Here I turned onto Orange to skirt the vernal pool that, around this time of year, usually resonates with the calls of the wood frog (scroll down the linked page for the full chorus). Wood frogs are amazing! They actually freeze ‘solid’ the minute they touch ice and stay that way, sometimes for days. Check out this video clip for the full story. Yesterday, the pool was still rimmed with ice … pretty, but not conducive to frog thawing.

I almost stepped on, and obliterated, the only sprouting thing I came across…a barely auspicious suggestion of things to come. As this website alludes, the emerging Skunk Cabbage does look a bit like A Little Shop of Horrors. What was interesting about the aforementioned site is the chart towards the end of the page indicating what organisms rely on the Skunk Cabbage for food and/or shelter. We are all connected!

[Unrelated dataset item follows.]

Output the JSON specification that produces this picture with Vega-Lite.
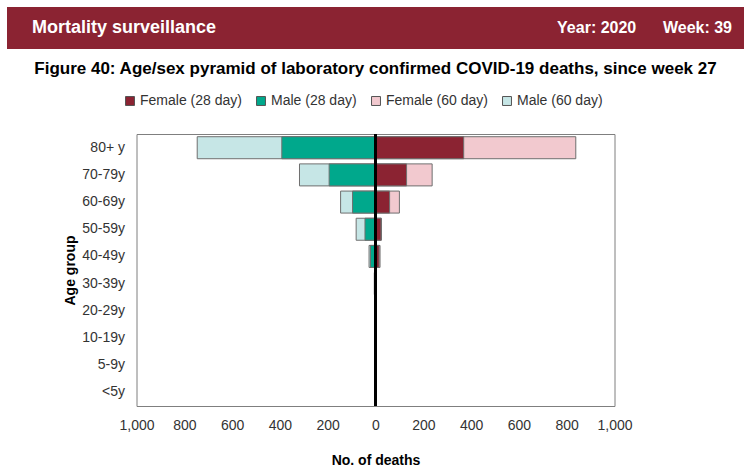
{
  "$schema": "https://vega.github.io/schema/vega-lite/v6.json",
  "padding": {"left": 7, "top": 7, "right": 0, "bottom": 0},
  "background": "white",
  "bounds": "flush",
  "center": true,
  "spacing": 85,
  "config": {"font": "Liberation Sans", "view": {"stroke": null}},
  "vconcat": [
    {
      "width": 737,
      "height": 42,
      "view": {"fill": "#8B2332", "stroke": null},
      "data": {"values": [
        {"text": "Mortality surveillance", "side": "left"},
        {"text": "Year: 2020\u00a0\u00a0\u00a0\u00a0\u00a0\u00a0Week: 39", "side": "right"}
      ]},
      "encoding": {
        "x": {"field": "side", "type": "nominal", "scale": {"type": "point", "domain": ["left", "right"], "padding": 0}, "axis": null},
        "text": {"field": "text"}
      },
      "layer": [
        {"transform": [{"filter": "datum.side === 'left'"}], "mark": {"type": "text", "align": "left", "baseline": "middle", "dx": 25, "fontSize": 18, "fontWeight": "bold", "color": "white"}},
        {"transform": [{"filter": "datum.side === 'right'"}], "mark": {"type": "text", "align": "right", "baseline": "middle", "dx": -12, "fontSize": 16, "fontWeight": "bold", "color": "white"}}
      ]
    },
    {
      "width": 478,
      "height": 272,
      "title": {"text": "Figure 40: Age/sex pyramid of laboratory confirmed COVID-19 deaths, since week 27", "fontSize": 17, "fontWeight": "bold", "color": "black", "anchor": "middle", "offset": 55},
      "view": {"stroke": "#7f7f7f", "strokeWidth": 1},
      "layer": [
        {
          "data": {"values": [
            {"age": "80+ y", "series": "Male (60 day)", "deaths": -746},
            {"age": "80+ y", "series": "Female (60 day)", "deaths": 838},
            {"age": "70-79y", "series": "Male (60 day)", "deaths": -318},
            {"age": "70-79y", "series": "Female (60 day)", "deaths": 237},
            {"age": "60-69y", "series": "Male (60 day)", "deaths": -146},
            {"age": "60-69y", "series": "Female (60 day)", "deaths": 100},
            {"age": "50-59y", "series": "Male (60 day)", "deaths": -81},
            {"age": "50-59y", "series": "Female (60 day)", "deaths": 25},
            {"age": "40-49y", "series": "Male (60 day)", "deaths": -27},
            {"age": "40-49y", "series": "Female (60 day)", "deaths": 19},
            {"age": "30-39y", "series": "Male (60 day)", "deaths": -5},
            {"age": "30-39y", "series": "Female (60 day)", "deaths": 3},
            {"age": "80+ y", "series": "Male (28 day)", "deaths": -392},
            {"age": "80+ y", "series": "Female (28 day)", "deaths": 369},
            {"age": "70-79y", "series": "Male (28 day)", "deaths": -194},
            {"age": "70-79y", "series": "Female (28 day)", "deaths": 130},
            {"age": "60-69y", "series": "Male (28 day)", "deaths": -96},
            {"age": "60-69y", "series": "Female (28 day)", "deaths": 59},
            {"age": "50-59y", "series": "Male (28 day)", "deaths": -44},
            {"age": "50-59y", "series": "Female (28 day)", "deaths": 23},
            {"age": "40-49y", "series": "Male (28 day)", "deaths": -21},
            {"age": "40-49y", "series": "Female (28 day)", "deaths": 15},
            {"age": "30-39y", "series": "Male (28 day)", "deaths": -4},
            {"age": "30-39y", "series": "Female (28 day)", "deaths": 2}
          ]},
          "mark": {"type": "bar", "stroke": "#6f6f6f", "strokeWidth": 1},
          "encoding": {
            "y": {
              "field": "age", "type": "nominal",
              "scale": {"domain": ["80+ y", "70-79y", "60-69y", "50-59y", "40-49y", "30-39y", "20-29y", "10-19y", "5-9y", "<5y"], "paddingInner": 0.19, "paddingOuter": 0.1},
              "axis": {"title": "Age group", "titleFontSize": 14, "titleFontWeight": "bold", "titleColor": "black", "labelFontSize": 14, "labelColor": "#333", "ticks": false, "domain": false, "labelPadding": 12, "titlePadding": 4}
            },
            "x": {
              "field": "deaths", "type": "quantitative", "stack": null,
              "scale": {"domain": [-1000, 1000], "nice": false},
              "axis": {"title": "No. of deaths", "values": [-1000, -800, -600, -400, -200, 0, 200, 400, 600, 800, 1000], "labelExpr": "format(abs(datum.value), ',')", "grid": false, "ticks": false, "domain": false, "labelFlush": false, "labelOverlap": false, "labelFontSize": 14, "labelColor": "#333", "labelPadding": 12, "titlePadding": 21, "titleFontSize": 14, "titleFontWeight": "bold", "titleColor": "black"}
            },
            "color": {
              "field": "series", "type": "nominal",
              "scale": {"domain": ["Female (28 day)", "Male (28 day)", "Female (60 day)", "Male (60 day)"], "range": ["#8B2332", "#00A88C", "#F2C9CF", "#C6E6E6"]},
              "legend": {"title": null, "orient": "none", "legendX": 116, "legendY": 87, "direction": "horizontal", "symbolType": "square", "symbolSize": 80, "symbolStrokeColor": "#555", "symbolStrokeWidth": 1, "labelFontSize": 14, "labelColor": "#333", "columnPadding": 12, "labelOffset": 3}
            }
          }
        },
        {
          "data": {"values": [{"zero": 0}]},
          "mark": {"type": "rule", "color": "black", "strokeWidth": 3},
          "encoding": {"x": {"field": "zero", "type": "quantitative"}}
        }
      ]
    }
  ]
}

Heading up the Dickerman Carriage Path off the Red Circle, the winter runoff chuckled its way down the slope to flood the trail below. Passing through the pine grove near the top of the ridge, I came across evidence of ‘drama’. Several strikingly patterned feathers littered the path …I’d imagine an ‘air strike’ since there was no body … but there were downy tufts as well as the feathers, so somebody got ‘what for’ in the not so distant past.

Once I reached the White trail, I poked about the pavilion/cabin locations, entertaining my fancy as to life in the 1890′s, when folks ‘summered’ on the Giant. Just enough remains, if you know where to look, to tickle the imagination. By then I’d been out three hours, so with few pauses, I hooked up with the Yellow-Green x-over to meet Yellow and on back to the car. It’s never a ‘bad’ day on the Giant. I’m hoping that with temps approaching 50 degrees today, a hike later this afternoon will bring me some spring!